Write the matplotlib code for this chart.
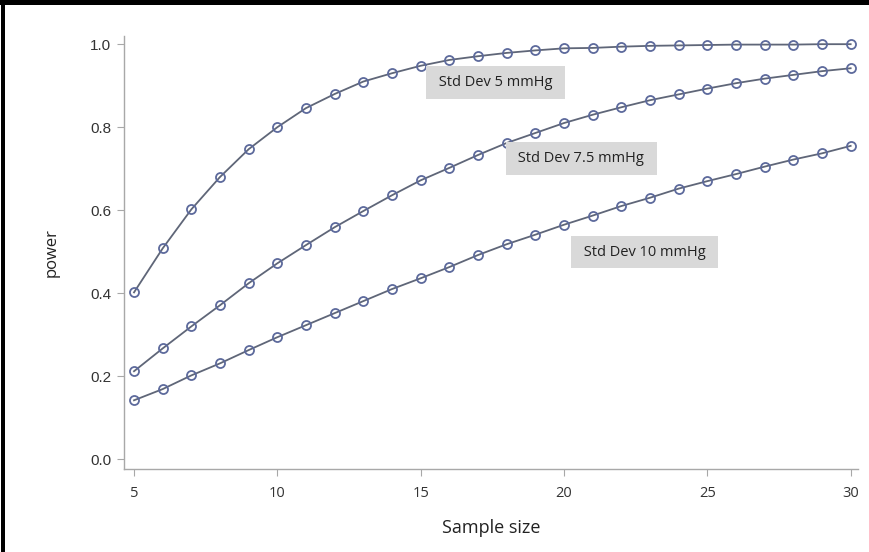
import matplotlib
matplotlib.use("Agg")
import matplotlib.pyplot as plt
from matplotlib.patches import Rectangle

n = list(range(5, 31))

power_sd5 = [0.402, 0.508, 0.602, 0.680, 0.747, 0.800, 0.846, 0.880, 0.910, 0.930,
             0.948, 0.962, 0.971, 0.979, 0.985, 0.990, 0.991, 0.994, 0.996, 0.997,
             0.998, 0.999, 0.999, 0.999, 1.000, 1.000]
power_sd75 = [0.212, 0.267, 0.320, 0.371, 0.424, 0.472, 0.516, 0.559, 0.598, 0.636,
              0.672, 0.702, 0.733, 0.762, 0.786, 0.810, 0.830, 0.848, 0.865, 0.879,
              0.893, 0.906, 0.917, 0.926, 0.935, 0.942]
power_sd10 = [0.142, 0.169, 0.202, 0.231, 0.263, 0.294, 0.323, 0.352, 0.381, 0.410,
              0.436, 0.463, 0.492, 0.518, 0.541, 0.565, 0.587, 0.610, 0.630, 0.652,
              0.670, 0.687, 0.705, 0.722, 0.737, 0.755]

labels = ["Std Dev 5 mmHg", "Std Dev 7.5 mmHg", "Std Dev 10 mmHg"]
label_pos = [(17.6, 0.908), (20.6, 0.725), (22.8, 0.499)]

line_col = "#5f6678"
mark_col = "#5d6a9c"

fig = plt.figure(figsize=(8.7, 5.52), dpi=100)
ax = fig.add_axes([0.1425, 0.150, 0.8435, 0.785])

for p in [power_sd5, power_sd75, power_sd10]:
    ax.plot(n, p, color=line_col, lw=1.3, marker="o", ms=6.5,
            mfc="none", mec=mark_col, mew=1.3)

for txt, (x, y) in zip(labels, label_pos):
    ax.text(x, y, " " + txt + " ", ha="center", va="center", fontsize=10.5,
            family="Open Sans", color="#222222",
            bbox=dict(boxstyle="square,pad=0.6", fc="#d9d9d9", ec="none"))

ax.set_xlim(4.65, 30.25)
ax.set_ylim(-0.024, 1.02)
ax.set_xticks([5, 10, 15, 20, 25, 30])
ax.set_yticks([0.0, 0.2, 0.4, 0.6, 0.8, 1.0])
ax.set_yticklabels(["0.0", "0.2", "0.4", "0.6", "0.8", "1.0"])

for s in ["top", "right"]:
    ax.spines[s].set_visible(False)
for s in ["left", "bottom"]:
    ax.spines[s].set_color("#a8a8a8")
    ax.spines[s].set_linewidth(1.0)

ax.tick_params(axis="y", colors="#a8a8a8", length=5, labelcolor="#333333",
               labelsize=11, pad=4)
ax.tick_params(axis="x", colors="#a8a8a8", length=5, labelcolor="#333333",
               labelsize=10.5, pad=7)
for t in ax.get_yticklabels():
    t.set_family("Liberation Sans")
for t in ax.get_xticklabels():
    t.set_family("Open Sans")

ax.set_xlabel("Sample size", fontsize=13, family="Open Sans", color="#222222",
              labelpad=13)
ax.set_ylabel("power", fontsize=12, family="Open Sans", color="#222222",
              labelpad=22)

# black frame strips along top and left edge
fig.patches.append(Rectangle((0, 1 - 5 / 552), 1, 5 / 552, transform=fig.transFigure,
                             fc="black", ec="none"))
fig.patches.append(Rectangle((1 / 870, 0), 4 / 870, 1, transform=fig.transFigure,
                             fc="black", ec="none"))

fig.savefig("out.png", dpi=100)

■ PROBLEM TO WORK ON
Leave the images out, please, and restate each line word for word.

■ RESULT BELOW
Write the matplotlib code for this chart.
import matplotlib
matplotlib.use("Agg")
import matplotlib.pyplot as plt
from matplotlib.patches import Rectangle

n = list(range(5, 31))

power_sd5 = [0.402, 0.508, 0.602, 0.680, 0.747, 0.800, 0.846, 0.880, 0.910, 0.930,
             0.948, 0.962, 0.971, 0.979, 0.985, 0.990, 0.991, 0.994, 0.996, 0.997,
             0.998, 0.999, 0.999, 0.999, 1.000, 1.000]
power_sd75 = [0.212, 0.267, 0.320, 0.371, 0.424, 0.472, 0.516, 0.559, 0.598, 0.636,
              0.672, 0.702, 0.733, 0.762, 0.786, 0.810, 0.830, 0.848, 0.865, 0.879,
              0.893, 0.906, 0.917, 0.926, 0.935, 0.942]
power_sd10 = [0.142, 0.169, 0.202, 0.231, 0.263, 0.294, 0.323, 0.352, 0.381, 0.410,
              0.436, 0.463, 0.492, 0.518, 0.541, 0.565, 0.587, 0.610, 0.630, 0.652,
              0.670, 0.687, 0.705, 0.722, 0.737, 0.755]

labels = ["Std Dev 5 mmHg", "Std Dev 7.5 mmHg", "Std Dev 10 mmHg"]
label_pos = [(17.6, 0.908), (20.6, 0.725), (22.8, 0.499)]

line_col = "#5f6678"
mark_col = "#5d6a9c"

fig = plt.figure(figsize=(8.7, 5.52), dpi=100)
ax = fig.add_axes([0.1425, 0.150, 0.8435, 0.785])

for p in [power_sd5, power_sd75, power_sd10]:
    ax.plot(n, p, color=line_col, lw=1.3, marker="o", ms=6.5,
            mfc="none", mec=mark_col, mew=1.3)

for txt, (x, y) in zip(labels, label_pos):
    ax.text(x, y, " " + txt + " ", ha="center", va="center", fontsize=10.5,
            family="Open Sans", color="#222222",
            bbox=dict(boxstyle="square,pad=0.6", fc="#d9d9d9", ec="none"))

ax.set_xlim(4.65, 30.25)
ax.set_ylim(-0.024, 1.02)
ax.set_xticks([5, 10, 15, 20, 25, 30])
ax.set_yticks([0.0, 0.2, 0.4, 0.6, 0.8, 1.0])
ax.set_yticklabels(["0.0", "0.2", "0.4", "0.6", "0.8", "1.0"])

for s in ["top", "right"]:
    ax.spines[s].set_visible(False)
for s in ["left", "bottom"]:
    ax.spines[s].set_color("#a8a8a8")
    ax.spines[s].set_linewidth(1.0)

ax.tick_params(axis="y", colors="#a8a8a8", length=5, labelcolor="#333333",
               labelsize=11, pad=4)
ax.tick_params(axis="x", colors="#a8a8a8", length=5, labelcolor="#333333",
               labelsize=10.5, pad=7)
for t in ax.get_yticklabels():
    t.set_family("Liberation Sans")
for t in ax.get_xticklabels():
    t.set_family("Open Sans")

ax.set_xlabel("Sample size", fontsize=13, family="Open Sans", color="#222222",
              labelpad=13)
ax.set_ylabel("power", fontsize=12, family="Open Sans", color="#222222",
              labelpad=22)

# black frame strips along top and left edge
fig.patches.append(Rectangle((0, 1 - 5 / 552), 1, 5 / 552, transform=fig.transFigure,
                             fc="black", ec="none"))
fig.patches.append(Rectangle((1 / 870, 0), 4 / 870, 1, transform=fig.transFigure,
                             fc="black", ec="none"))

fig.savefig("out.png", dpi=100)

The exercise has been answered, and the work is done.